Just one typo in a logged message, and one comment re the return type
of  adjacent_{read,write}().

> ---
> Changes in v8:
> - rename adjacent_handle to get_adjacent_idx
> - put SBDF at the start of error messages
> - use 0 for ADJACENT_DONT_HANDLE (it's FIX_RESERVED)
> - merge conditions in msixtbl_range into one "if"
> - add assert for address alignment
> - change back to setting pval to ~0UL at the start of adjacent_read
> Changes in v7:
> - simplify logic based on assumption that all access to MSI-X pages are
>   handled by Xen (Roger)
> - move calling adjacent_handle() into adjacent_{read,write}() (Roger)
> - move range check into msixtbl_addr_to_desc() (Roger)
> - fix off-by-one when initializing adj_access_idx[ADJ_IDX_LAST] (Roger)
> - no longer distinguish between unhandled write due to PBA nearby and
>   other reasons
> - add missing break after ASSERT_UNREACHABLE (Jan)
> Changes in v6:
> - use MSIX_CHECK_WARN macro
> - extend assert on fixmap_idx
> - add break in default label, after ASSERT_UNREACHABLE(), and move
>   setting default there
> - style fixes
> Changes in v5:
> - style fixes
> - include GCC version in the commit message
> - warn only once (per domain, per device) about failed adjacent access
> Changes in v4:
> - drop same_page parameter of msixtbl_find_entry(), distinguish two
>   cases in relevant callers
> - rename adj_access_table_idx to adj_access_idx
> - code style fixes
> - drop alignment check in adjacent_{read,write}() - all callers already
>   have it earlier
> - delay mapping first/last MSI-X pages until preparing device for a
>   passthrough
> v3:
>  - merge handling into msixtbl_mmio_ops
>  - extend commit message
> v2:
>  - adjust commit message
>  - pass struct domain to msixtbl_page_handler_get_hwaddr()
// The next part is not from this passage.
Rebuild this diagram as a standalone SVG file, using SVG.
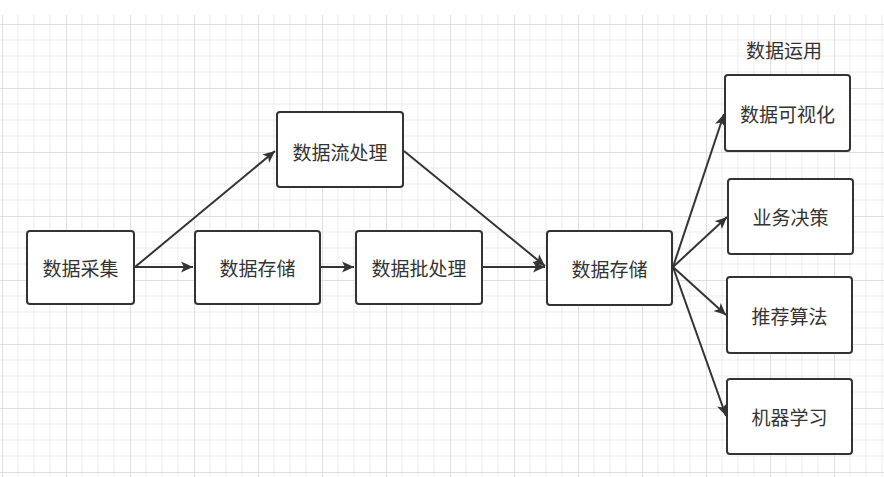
<svg xmlns="http://www.w3.org/2000/svg" width="884" height="477" viewBox="0 0 884 477">
<defs>
<pattern id="grid" x="2" y="24" width="64" height="64" patternUnits="userSpaceOnUse">
<path d="M16 0V64M32 0V64M48 0V64M0 16H64M0 32H64M0 48H64" stroke="#ebebeb" stroke-width="1" fill="none"/>
<path d="M0.5 0V64M0 0.5H64" stroke="#dfdfdf" stroke-width="1" fill="none"/>
</pattern>
<marker id="arr" viewBox="0 0 10 10" refX="10" refY="5" markerWidth="6" markerHeight="6" markerUnits="strokeWidth" orient="auto">
<path d="M0 0.5L10 5L0 9.5L2.5 5Z" fill="#333"/>
</marker>
<style>
.box{fill:#fff;stroke:#333;stroke-width:2}
.lbl{font-family:"Noto Sans CJK SC","Noto Sans",sans-serif;font-size:19px;fill:#333;text-anchor:middle;dominant-baseline:central}
.edge{stroke:#333;stroke-width:2;fill:none;marker-end:url(#arr)}
</style>
</defs>
<rect width="884" height="477" fill="#fff"/>
<rect x="0" y="15" width="884" height="462" fill="url(#grid)"/>
<g id="connectors">
<line class="edge" x1="135" y1="267" x2="193" y2="267"/>
<line class="edge" x1="135" y1="267" x2="275" y2="151"/>
<line class="edge" x1="321" y1="267" x2="354" y2="267"/>
<line class="edge" x1="483" y1="267" x2="545" y2="267"/>
<line class="edge" x1="404" y1="151" x2="545" y2="266"/>
<line class="edge" x1="673" y1="267" x2="724" y2="114"/>
<line class="edge" x1="673" y1="267" x2="727" y2="217"/>
<line class="edge" x1="673" y1="267" x2="726" y2="315"/>
<line class="edge" x1="673" y1="267" x2="726" y2="416"/>
</g>
<g id="n_collect"><rect class="box" x="27" y="231" width="107" height="73" rx="3"/><text class="lbl" x="80.5" y="267.5">数据采集</text></g>
<g id="n_store1"><rect class="box" x="195" y="231" width="125" height="73" rx="3"/><text class="lbl" x="257.5" y="267.5">数据存储</text></g>
<g id="n_stream"><rect class="box" x="277" y="112" width="126" height="75" rx="3"/><text class="lbl" x="340" y="151">数据流处理</text></g>
<g id="n_batch"><rect class="box" x="356" y="231" width="126" height="73" rx="3"/><text class="lbl" x="419" y="267.5">数据批处理</text></g>
<g id="n_store2"><rect class="box" x="547" y="231" width="125" height="74" rx="3"/><text class="lbl" x="609.5" y="268">数据存储</text></g>
<g id="title"><text class="lbl" x="784" y="49">数据运用</text></g>
<g id="n_vis"><rect class="box" x="725" y="75" width="125" height="76" rx="3"/><text class="lbl" x="787.5" y="113">数据可视化</text></g>
<g id="n_decision"><rect class="box" x="728" y="179" width="125" height="75" rx="3"/><text class="lbl" x="790.5" y="216.5">业务决策</text></g>
<g id="n_recommend"><rect class="box" x="727" y="277" width="125" height="76" rx="3"/><text class="lbl" x="789.5" y="315">推荐算法</text></g>
<g id="n_ml"><rect class="box" x="727" y="379" width="125" height="75" rx="3"/><text class="lbl" x="789.5" y="416.5">机器学习</text></g>
</svg>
>  - reduce local variables used only once
>  - log a warning if write is forbidden if MSI-X and PBA lives on the same
>    page
>  - do not passthrough unaligned accesses
>  - handle accesses both before and after MSI-X table
> ---
>  xen/arch/x86/hvm/vmsi.c        | 208 ++++++++++++++++++++++++++++++++--
>  xen/arch/x86/include/asm/msi.h |   5 +-
>  xen/arch/x86/msi.c             |  42 +++++++-
>  3 files changed, 245 insertions(+), 10 deletions(-)
> 
> diff --git a/xen/arch/x86/hvm/vmsi.c b/xen/arch/x86/hvm/vmsi.c
> index 999917983789..d506d6adaaf6 100644
> --- a/xen/arch/x86/hvm/vmsi.c
> +++ b/xen/arch/x86/hvm/vmsi.c
> @@ -180,6 +180,10 @@ static bool msixtbl_initialised(const struct domain *d)
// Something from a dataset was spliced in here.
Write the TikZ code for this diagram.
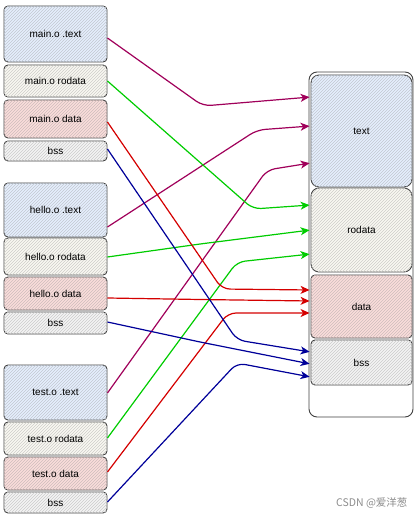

>      return d->arch.hvm.msixtbl_list.next;
>  }
>  
> +/*
> + * Lookup an msixtbl_entry on the same page as given addr. It's up to the
> + * caller to check if address is strictly part of the table - if relevant.
> + */
>  static struct msixtbl_entry *msixtbl_find_entry(
>      struct vcpu *v, unsigned long addr)
>  {
> @@ -187,8 +191,8 @@ static struct msixtbl_entry *msixtbl_find_entry(
>      struct domain *d = v->domain;
>  
>      list_for_each_entry( entry, &d->arch.hvm.msixtbl_list, list )
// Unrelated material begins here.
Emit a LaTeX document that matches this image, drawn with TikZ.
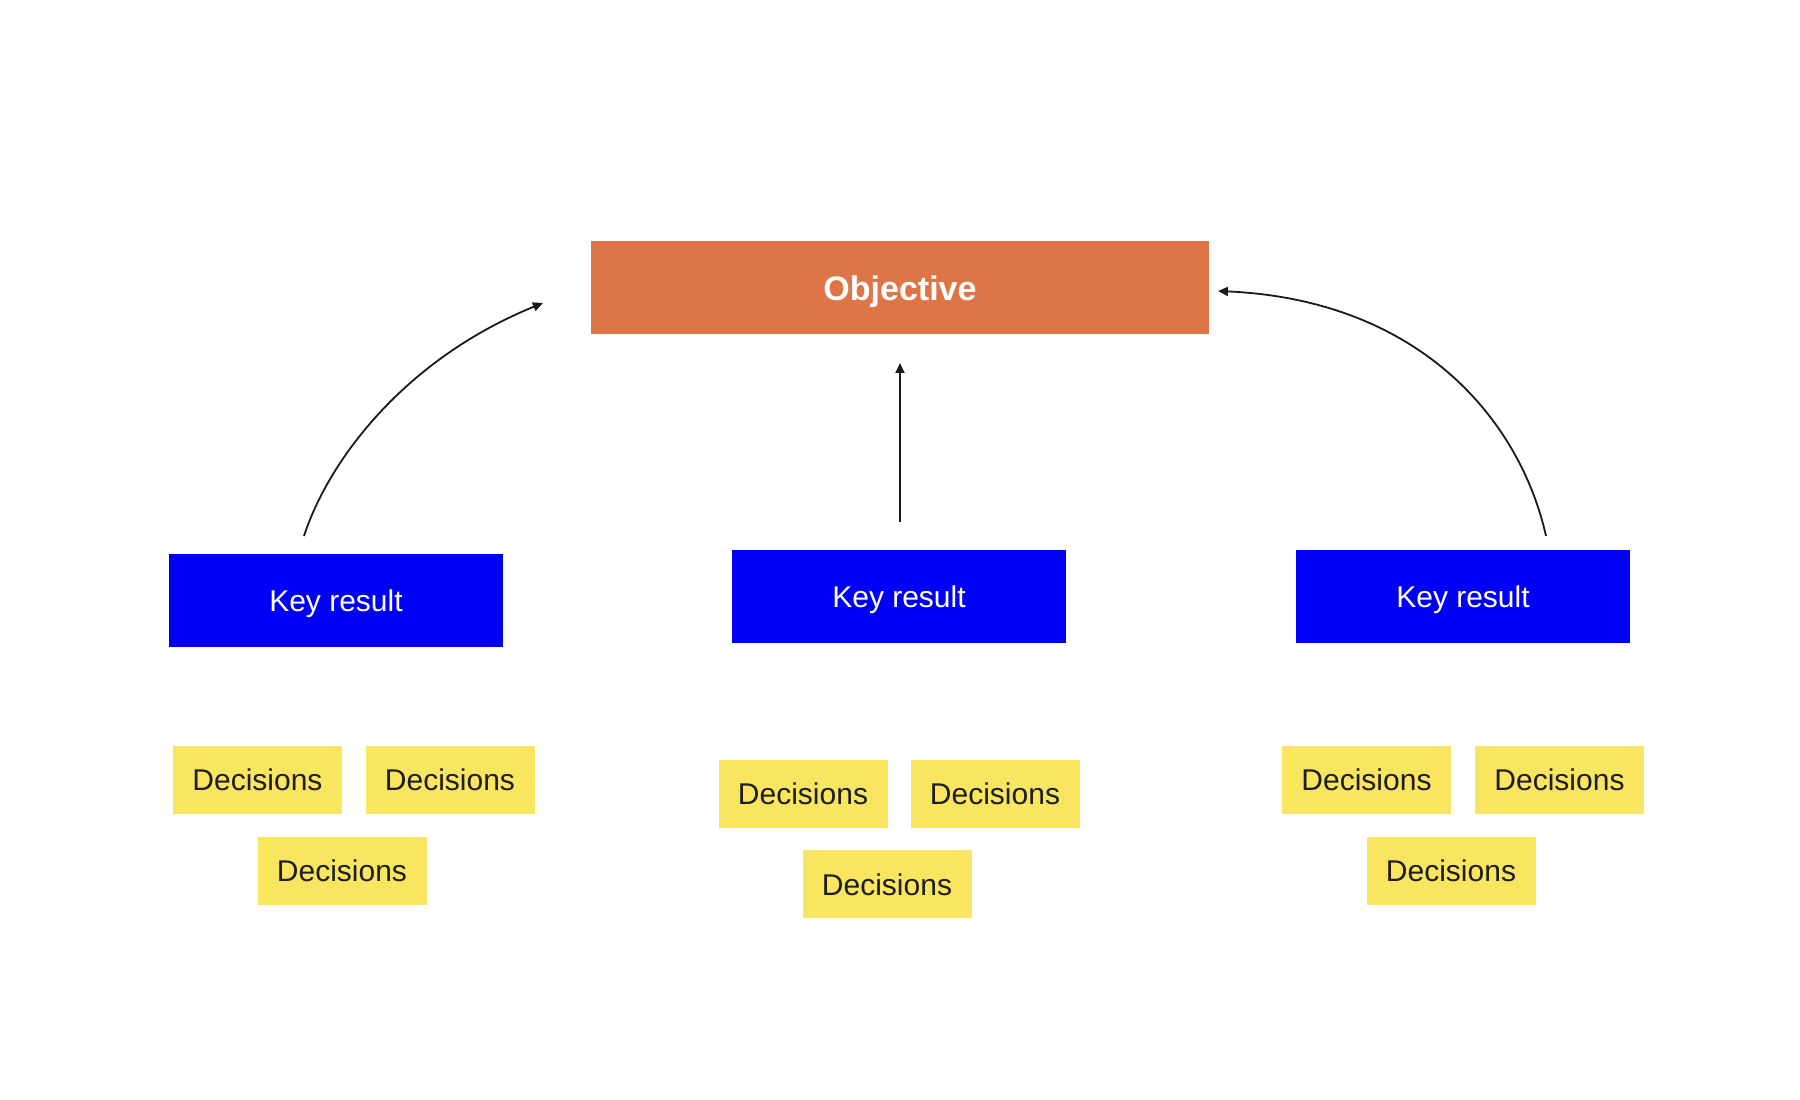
\documentclass[tikz,border=0pt]{standalone}
\usepackage{fontspec}
\setmainfont{Liberation Sans}
\usetikzlibrary{arrows.meta}
\definecolor{objorange}{HTML}{DD7546}
\definecolor{krblue}{HTML}{0000F5}
\definecolor{decyellow}{HTML}{F9E560}
\definecolor{dectext}{HTML}{1E1E1E}
\definecolor{arrowcol}{HTML}{1A1A1A}
\tikzset{
  objbox/.style={fill=objorange, draw=none, minimum width=618pt, minimum height=93pt, inner sep=0pt,
    text=white, font=\fontsize{34}{40}\selectfont\bfseries, text height=24.5pt, text depth=0pt},
  krbox/.style={fill=krblue, draw=none, minimum width=334pt, minimum height=93pt, inner sep=0pt,
    text=white, font=\fontsize{30}{36}\selectfont, text height=21.5pt, text depth=0pt},
  decbox/.style={fill=decyellow, draw=none, minimum width=169pt, minimum height=68pt, inner sep=0pt,
    text=dectext, font=\fontsize{30}{36}\selectfont, text height=21.5pt, text depth=0pt},
  link/.style={draw=arrowcol, line width=1.8pt, -{Triangle[length=10pt,width=9pt]}}
}
\begin{document}
\begin{tikzpicture}[x=1pt,y=1pt]
\useasboundingbox (0,0) rectangle (1800,1100);
\fill[white] (0,0) rectangle (1800,1100);

\node[objbox] (obj) at (900,812) {Objective};

\node[krbox] (krl) at (336,499.5) {Key result};
\node[krbox] (krm) at (899,503.5) {Key result};
\node[krbox] (krr) at (1463,503.5) {Key result};

\node[decbox] (dl1) at (257.5,320) {Decisions};
\node[decbox] (dl2) at (450,320) {Decisions};
\node[decbox] (dl3) at (342,229) {Decisions};

\node[decbox] (dm1) at (803,306) {Decisions};
\node[decbox] (dm2) at (995,306) {Decisions};
\node[decbox] (dm3) at (887,215.5) {Decisions};

\node[decbox] (dr1) at (1366.5,320) {Decisions};
\node[decbox] (dr2) at (1559.5,320) {Decisions};
\node[decbox] (dr3) at (1451,229) {Decisions};

\coordinate (ls) at (304,564);
\coordinate (le) at (543,797);
\coordinate (ms) at (900,578);
\coordinate (me) at (900,737);
\coordinate (rs) at (1546,564);
\coordinate (re) at (1218,809);

\draw[link] (ls) .. controls (328,638) and (403,740) .. (le);
\draw[link] (ms) -- (me);
\draw[link] (rs) .. controls (1520,680) and (1420,800) .. (re);
\end{tikzpicture}
\end{document}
> -        if ( addr >= entry->gtable &&
> -             addr < entry->gtable + entry->table_len )
> +        if ( PFN_DOWN(addr) >= PFN_DOWN(entry->gtable) &&
> +             PFN_DOWN(addr) <= PFN_DOWN(entry->gtable + entry->table_len - 
> 1) )
>              return entry;
>  
>      return NULL;
> @@ -203,6 +207,10 @@ static struct msi_desc *msixtbl_addr_to_desc(
>      if ( !entry || !entry->pdev )
>          return NULL;
>  
> +    if ( addr < entry->gtable ||
> +         addr >= entry->gtable + entry->table_len )
> +        return NULL;
> +
>      nr_entry = (addr - entry->gtable) / PCI_MSIX_ENTRY_SIZE;
>  
>      list_for_each_entry( desc, &entry->pdev->msi_list, list )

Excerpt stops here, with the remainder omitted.